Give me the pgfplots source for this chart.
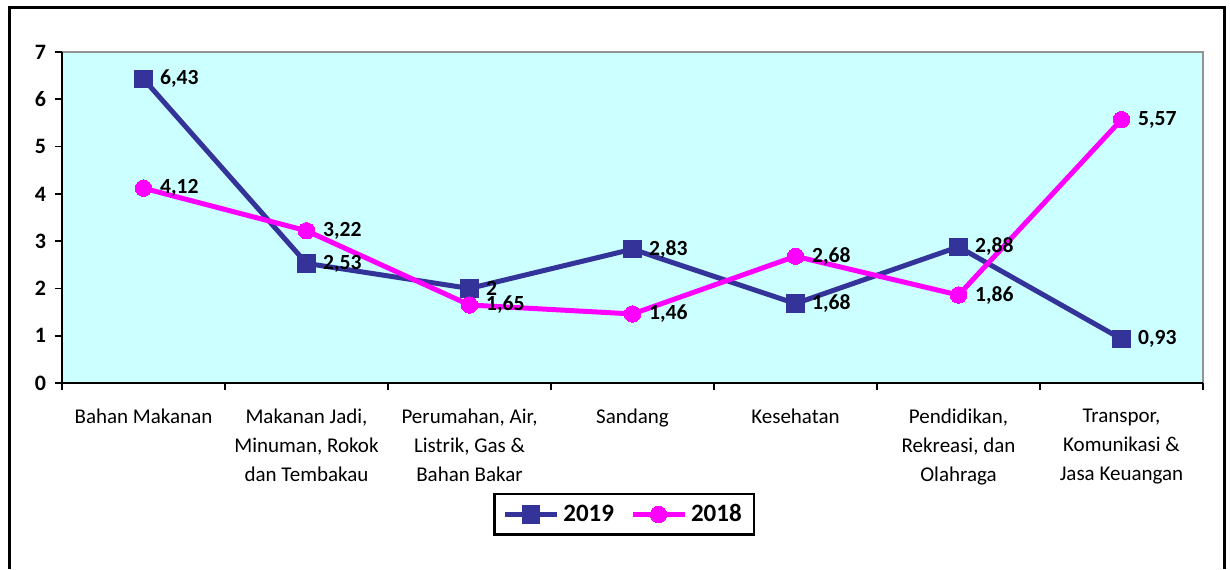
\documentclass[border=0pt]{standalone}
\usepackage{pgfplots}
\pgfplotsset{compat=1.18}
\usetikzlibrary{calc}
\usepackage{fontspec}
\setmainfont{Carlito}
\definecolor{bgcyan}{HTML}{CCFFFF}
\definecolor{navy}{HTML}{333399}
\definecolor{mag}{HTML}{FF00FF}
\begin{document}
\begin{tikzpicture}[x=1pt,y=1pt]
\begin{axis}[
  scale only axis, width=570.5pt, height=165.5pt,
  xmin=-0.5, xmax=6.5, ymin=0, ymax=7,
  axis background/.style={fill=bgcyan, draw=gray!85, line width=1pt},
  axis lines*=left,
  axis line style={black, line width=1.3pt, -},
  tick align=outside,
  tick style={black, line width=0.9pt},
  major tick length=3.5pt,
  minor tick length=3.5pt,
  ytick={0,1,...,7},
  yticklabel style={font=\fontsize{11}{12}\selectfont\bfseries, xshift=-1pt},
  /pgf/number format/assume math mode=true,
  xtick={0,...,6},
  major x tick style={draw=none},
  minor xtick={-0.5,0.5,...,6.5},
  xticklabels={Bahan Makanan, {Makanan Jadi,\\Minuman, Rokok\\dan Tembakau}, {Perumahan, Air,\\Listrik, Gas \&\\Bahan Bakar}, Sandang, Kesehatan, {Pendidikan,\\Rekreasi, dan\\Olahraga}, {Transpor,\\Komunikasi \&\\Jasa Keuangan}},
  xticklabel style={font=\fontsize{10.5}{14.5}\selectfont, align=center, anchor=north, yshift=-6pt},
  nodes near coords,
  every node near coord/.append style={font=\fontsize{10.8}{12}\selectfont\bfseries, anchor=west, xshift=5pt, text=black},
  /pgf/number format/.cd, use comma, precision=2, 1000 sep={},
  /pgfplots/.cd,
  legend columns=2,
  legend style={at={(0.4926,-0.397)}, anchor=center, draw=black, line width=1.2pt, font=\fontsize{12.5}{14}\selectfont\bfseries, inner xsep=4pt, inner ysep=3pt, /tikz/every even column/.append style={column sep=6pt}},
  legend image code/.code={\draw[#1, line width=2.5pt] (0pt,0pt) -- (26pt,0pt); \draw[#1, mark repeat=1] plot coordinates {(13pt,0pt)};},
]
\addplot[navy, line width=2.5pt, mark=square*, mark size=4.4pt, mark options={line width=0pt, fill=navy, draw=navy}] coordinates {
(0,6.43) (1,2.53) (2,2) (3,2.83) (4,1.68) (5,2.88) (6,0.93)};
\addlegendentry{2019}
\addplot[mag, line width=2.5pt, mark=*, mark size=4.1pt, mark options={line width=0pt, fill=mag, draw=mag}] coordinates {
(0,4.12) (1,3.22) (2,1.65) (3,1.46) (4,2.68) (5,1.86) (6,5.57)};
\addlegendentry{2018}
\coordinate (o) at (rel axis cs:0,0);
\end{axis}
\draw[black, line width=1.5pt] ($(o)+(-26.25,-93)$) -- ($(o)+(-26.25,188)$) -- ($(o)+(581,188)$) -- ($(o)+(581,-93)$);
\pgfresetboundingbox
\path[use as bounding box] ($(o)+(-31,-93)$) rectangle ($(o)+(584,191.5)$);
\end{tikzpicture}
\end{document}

• [Goal]:
Copy out each line exactly, without the pictures.

• [Complete answer]:
Give me the pgfplots source for this chart.
\documentclass[border=0pt]{standalone}
\usepackage{pgfplots}
\pgfplotsset{compat=1.18}
\usetikzlibrary{calc}
\usepackage{fontspec}
\setmainfont{Carlito}
\definecolor{bgcyan}{HTML}{CCFFFF}
\definecolor{navy}{HTML}{333399}
\definecolor{mag}{HTML}{FF00FF}
\begin{document}
\begin{tikzpicture}[x=1pt,y=1pt]
\begin{axis}[
  scale only axis, width=570.5pt, height=165.5pt,
  xmin=-0.5, xmax=6.5, ymin=0, ymax=7,
  axis background/.style={fill=bgcyan, draw=gray!85, line width=1pt},
  axis lines*=left,
  axis line style={black, line width=1.3pt, -},
  tick align=outside,
  tick style={black, line width=0.9pt},
  major tick length=3.5pt,
  minor tick length=3.5pt,
  ytick={0,1,...,7},
  yticklabel style={font=\fontsize{11}{12}\selectfont\bfseries, xshift=-1pt},
  /pgf/number format/assume math mode=true,
  xtick={0,...,6},
  major x tick style={draw=none},
  minor xtick={-0.5,0.5,...,6.5},
  xticklabels={Bahan Makanan, {Makanan Jadi,\\Minuman, Rokok\\dan Tembakau}, {Perumahan, Air,\\Listrik, Gas \&\\Bahan Bakar}, Sandang, Kesehatan, {Pendidikan,\\Rekreasi, dan\\Olahraga}, {Transpor,\\Komunikasi \&\\Jasa Keuangan}},
  xticklabel style={font=\fontsize{10.5}{14.5}\selectfont, align=center, anchor=north, yshift=-6pt},
  nodes near coords,
  every node near coord/.append style={font=\fontsize{10.8}{12}\selectfont\bfseries, anchor=west, xshift=5pt, text=black},
  /pgf/number format/.cd, use comma, precision=2, 1000 sep={},
  /pgfplots/.cd,
  legend columns=2,
  legend style={at={(0.4926,-0.397)}, anchor=center, draw=black, line width=1.2pt, font=\fontsize{12.5}{14}\selectfont\bfseries, inner xsep=4pt, inner ysep=3pt, /tikz/every even column/.append style={column sep=6pt}},
  legend image code/.code={\draw[#1, line width=2.5pt] (0pt,0pt) -- (26pt,0pt); \draw[#1, mark repeat=1] plot coordinates {(13pt,0pt)};},
]
\addplot[navy, line width=2.5pt, mark=square*, mark size=4.4pt, mark options={line width=0pt, fill=navy, draw=navy}] coordinates {
(0,6.43) (1,2.53) (2,2) (3,2.83) (4,1.68) (5,2.88) (6,0.93)};
\addlegendentry{2019}
\addplot[mag, line width=2.5pt, mark=*, mark size=4.1pt, mark options={line width=0pt, fill=mag, draw=mag}] coordinates {
(0,4.12) (1,3.22) (2,1.65) (3,1.46) (4,2.68) (5,1.86) (6,5.57)};
\addlegendentry{2018}
\coordinate (o) at (rel axis cs:0,0);
\end{axis}
\draw[black, line width=1.5pt] ($(o)+(-26.25,-93)$) -- ($(o)+(-26.25,188)$) -- ($(o)+(581,188)$) -- ($(o)+(581,-93)$);
\pgfresetboundingbox
\path[use as bounding box] ($(o)+(-31,-93)$) rectangle ($(o)+(584,191.5)$);
\end{tikzpicture}
\end{document}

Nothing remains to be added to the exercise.